Civil Liberties

Soundbite: Outing History


They call it "the love that dare not speak its name" for good reason. Even after the explosion of literature on gay issues since the 1970s, comprehensive examinations of homosexuality in history have been few. An exception is Louis Crompton's new Homosexuality and Civilization (Harvard University Press), a sweeping account that was 18 years in the making. Crompton, a professor emeritus of English at the University of Nebraska, presents both a catalog of horrific abuse and persecution in the West and a surprising history of tolerance in some Eastern cultures, such as Japan, where homosexuality was "an honored way of life among the country's religious and military leaders." Assistant Editor Julian Sanchez spoke with Crompton in December.

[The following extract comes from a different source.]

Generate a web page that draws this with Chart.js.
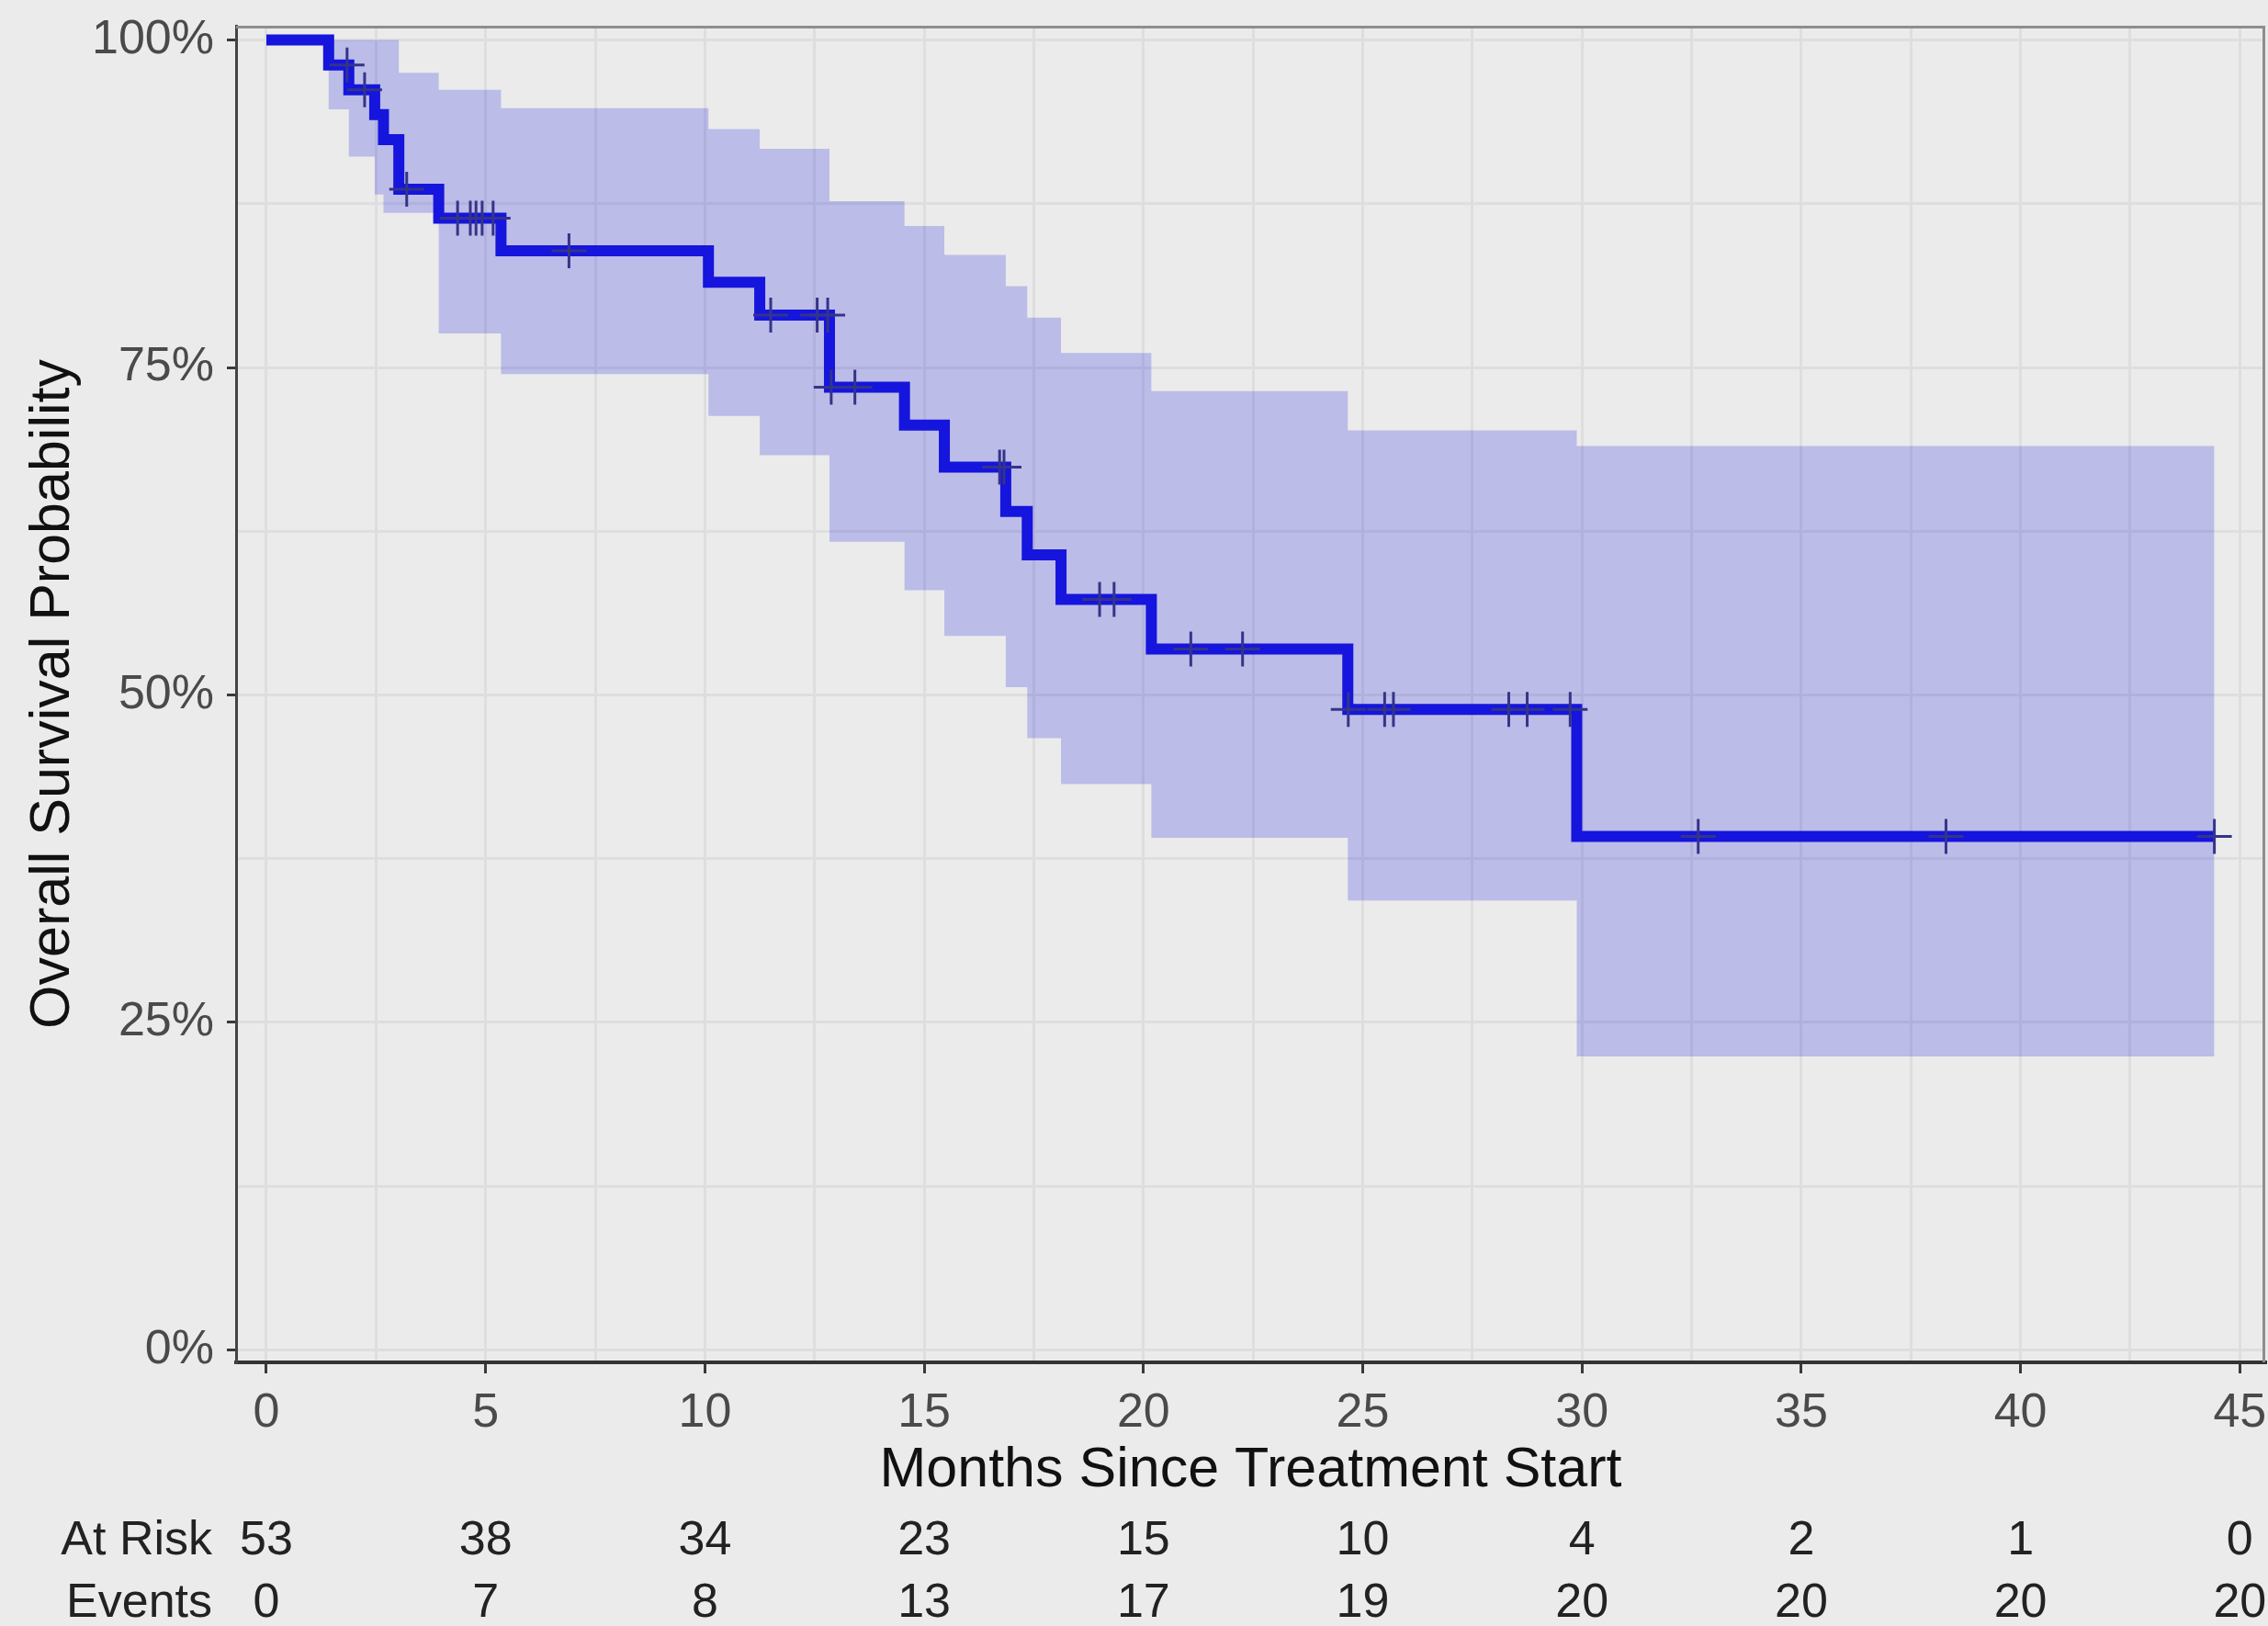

Q: What in your research surprised you most?

A: The material on the widespread acceptance of homosexuality in Chinese and Japanese culture, which had been obscured because in the 19th and 20th centuries those countries became much more homophobic. Also, Islam theoretically allows for the death penalty for homosexuality, but the love and appreciation of young males was prevalent in poetry. The pretense was that those relationships were platonic, but the feelings were acceptable, whereas to write a love poem to a boy in 11th-century England would have been unthinkable. There's since been a return to the seventh century, when sodomites were executed by having a wall pushed over on them. The Taliban reinstituted that practice, using bulldozers to push over the walls. Medieval jurisprudence meets modern technology.

Q: Attitudes about homosexuality in East and West seem to have flipped now. Why?

A: The West exported homophobia to the Third World and now is having to face the consequences of that. The Third World Anglican congregations objected most strongly to the ordination of homosexual bishops. China became much more anti-gay under Marxist influences: The Marxist line was that homosexuality was counterrevolutionary, a product of capitalism that would disappear when economic conditions changed. My partner is a Cuban who lived there when Castro came to power and saw many gay men taken away to concentration camps. In Japan it was simply the absorption of Western and European attitudes.

Q: Conservatives claim that acceptance of homosexuality undermines heterosexual families. Did you find any evidence for that?

A: The striking example there would be China. Very few civilizations have put such emphasis on the family, even instituting ancestor worship. But this extreme emphasis didn't lead to or require the kind of homophobia we saw in Europe.